10 things to look for in the Spurs-Pistons showdown
Posted: Tuesday June 7, 2005 4:49PM; Updated: Thursday June 9, 2005 8:34PM
By Brad Weinstein, SI.com
Reigning Defensive Player of the Year Ben Wallace is just one of many reasons that scoring will come a a premium in the Finals.
Brian Bahr/Getty Images
1. If you're thirsting for fireworks, well, July 4 is around the corner, and the Suns open training camp in four months. The Detroit Pistons-San Antonio Spurs series shapes up as a defense-wins-championships production, even with the Western Conference champions coming off a series in which they willingly engaged freewheeling Phoenix in an up-tempo game.
The pairing features seven of the top 16 vote-getters for the NBA All-Defensive teams, including Defensive Player of the Year Ben Wallace of the Pistons and the Spurs' Bruce Bowen, regarded by many as the league's premier perimeter defender. San Antonio has finished in the top five in points allowed and field-goal-percentage defense every season since Tim Duncan arrived in 1997.
2. The most scrutinized matchup of the series could involve two guys wearing suits. The coaches are so close that Gregg Popovich was the best man at Larry Brown's wedding and also spent four seasons as Brown's assistant in San Antonio. As such, the Pistons and Spurs might feel as if they're playing intrasquad scrimmages instead of championship games.

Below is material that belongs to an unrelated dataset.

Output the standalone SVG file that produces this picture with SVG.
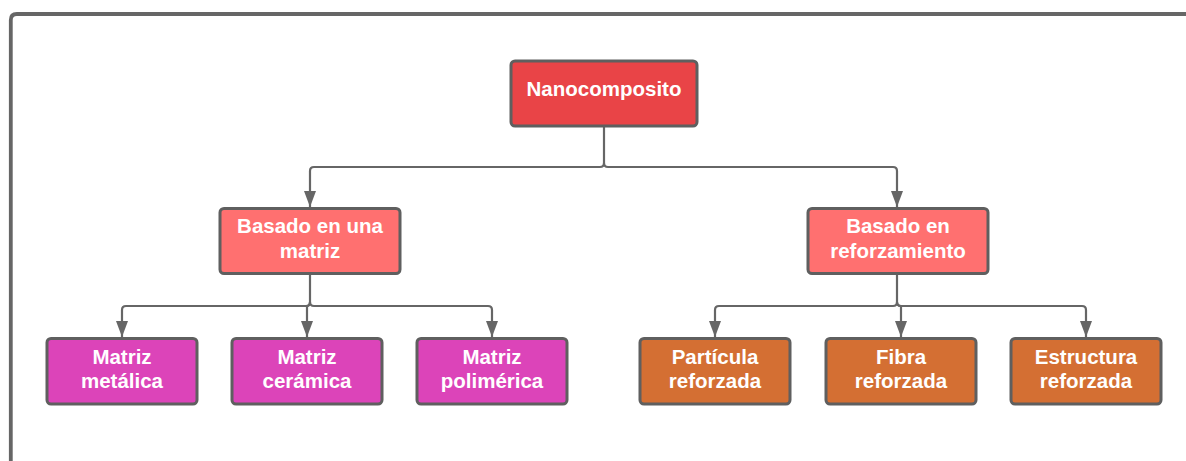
<svg xmlns="http://www.w3.org/2000/svg" width="1186" height="461" viewBox="0 0 1186 461">
  <defs>
    <style>
      .box { stroke: #5f5f5f; stroke-width: 3; }
      .root { fill: #e94447; }
      .mid { fill: #ff7070; }
      .mat { fill: #dc44b9; }
      .ref { fill: #d46f33; }
      .lbl { font-family: "Liberation Sans", Arial, sans-serif; font-weight: bold; font-size: 20.5px; fill: #ffffff; text-anchor: middle; }
      .wire { fill: none; stroke: #666666; stroke-width: 2.2; marker-end: url(#arrow); }
      .trunk { fill: none; stroke: #666666; stroke-width: 2.2; }
    </style>
    <marker id="arrow" viewBox="0 0 16 12" refX="16" refY="6" markerWidth="16" markerHeight="12" markerUnits="userSpaceOnUse" orient="auto">
      <path d="M0,0 L16,6 L0,12 z" fill="#666666"/>
    </marker>
  </defs>

  <rect width="1186" height="461" fill="#ffffff"/>

  <!-- outer frame -->
  <path d="M10.8,470 V20 Q10.8,14 16.8,14 H1200" fill="none" stroke="#666666" stroke-width="3.8"/>

  <!-- connectors -->
  <g id="connectors">
    <path class="trunk" d="M604,126 V163"/>
    <path class="wire" d="M604,163 Q604,167 600,167 H314 Q310,167 310,171 V207"/>
    <path class="wire" d="M604,163 Q604,167 608,167 H893 Q897,167 897,171 V207"/>

    <path class="trunk" d="M310,273 V302"/>
    <path class="wire" d="M310,302 Q310,306 306,306 H126 Q122,306 122,310 V337"/>
    <path class="wire" d="M310,302 Q310,306 307,306 V337"/>
    <path class="wire" d="M310,302 Q310,306 314,306 H488 Q492,306 492,310 V337"/>

    <path class="trunk" d="M897,273 V302"/>
    <path class="wire" d="M897,302 Q897,306 893,306 H719 Q715,306 715,310 V337"/>
    <path class="wire" d="M897,302 Q897,306 901,306 V337"/>
    <path class="wire" d="M897,302 Q897,306 901,306 H1082 Q1086,306 1086,310 V337"/>
  </g>

  <g id="nanocomposito">
    <rect class="box root" x="511" y="61" width="186" height="65" rx="4"/>
    <text class="lbl" x="604" y="96">Nanocomposito</text>
  </g>

  <g id="basado-matriz">
    <rect class="box mid" x="220" y="208.5" width="180" height="65" rx="4"/>
    <text class="lbl" x="310" y="233">Basado en una</text>
    <text class="lbl" x="310" y="257.5">matriz</text>
  </g>

  <g id="basado-reforzamiento">
    <rect class="box mid" x="808" y="208.5" width="180" height="65" rx="4"/>
    <text class="lbl" x="898" y="233">Basado en</text>
    <text class="lbl" x="898" y="257.5">reforzamiento</text>
  </g>

  <g id="matriz-metalica">
    <rect class="box mat" x="47" y="338.5" width="150" height="65.5" rx="4"/>
    <text class="lbl" x="122" y="363.5">Matriz</text>
    <text class="lbl" x="122" y="388">metálica</text>
  </g>

  <g id="matriz-ceramica">
    <rect class="box mat" x="232" y="338.5" width="150" height="65.5" rx="4"/>
    <text class="lbl" x="307" y="363.5">Matriz</text>
    <text class="lbl" x="307" y="388">cerámica</text>
  </g>

  <g id="matriz-polimerica">
    <rect class="box mat" x="417" y="338.5" width="150" height="65.5" rx="4"/>
    <text class="lbl" x="492" y="363.5">Matriz</text>
    <text class="lbl" x="492" y="388">polimérica</text>
  </g>

  <g id="particula-reforzada">
    <rect class="box ref" x="640" y="338.5" width="150" height="65.5" rx="4"/>
    <text class="lbl" x="715" y="363.5">Partícula</text>
    <text class="lbl" x="715" y="388">reforzada</text>
  </g>

  <g id="fibra-reforzada">
    <rect class="box ref" x="826" y="338.5" width="150" height="65.5" rx="4"/>
    <text class="lbl" x="901" y="363.5">Fibra</text>
    <text class="lbl" x="901" y="388">reforzada</text>
  </g>

  <g id="estructura-reforzada">
    <rect class="box ref" x="1011" y="338.5" width="150" height="65.5" rx="4"/>
    <text class="lbl" x="1086" y="363.5">Estructura</text>
    <text class="lbl" x="1086" y="388">reforzada</text>
  </g>
</svg>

"When our teams play each other,'' Popovich once said, "it's kind of like we're playing ourselves.''
Popovich, however, doesn't share his mentor's wanderlust. He has guided the Spurs since '96, running up the fifth-best winning percentage in NBA history without much fanfare. Look for a lot of "Popovich is underrated" stories and talk throughout the series.
3. Brown and Popovich have some interesting decisions to make regarding defensive assignments. Will Bowen or Manu Ginobili chase Richard Hamilton all over the court? Is Tayshaun Prince, a slender 6-foot-9 forward with a tremendous wingspan, the Pistons' best option against the playmaking Ginobili? Which Wallace (6-10 Rasheed being the other) draws Duncan? How can Brown offset the garbage-time mismatch of the callow Darko Milicic against the savvy Tony Massenburg?
4. Will we get a classic Game 7 moment? A Finals series last went the distance in '94, when Houston defeated New York 90-84 in a decisive game remembered most for John Starks' meltdown. The Knicks' All-Star guard shot 2-for-18 from the field, including 0-for-11 from 3-point range.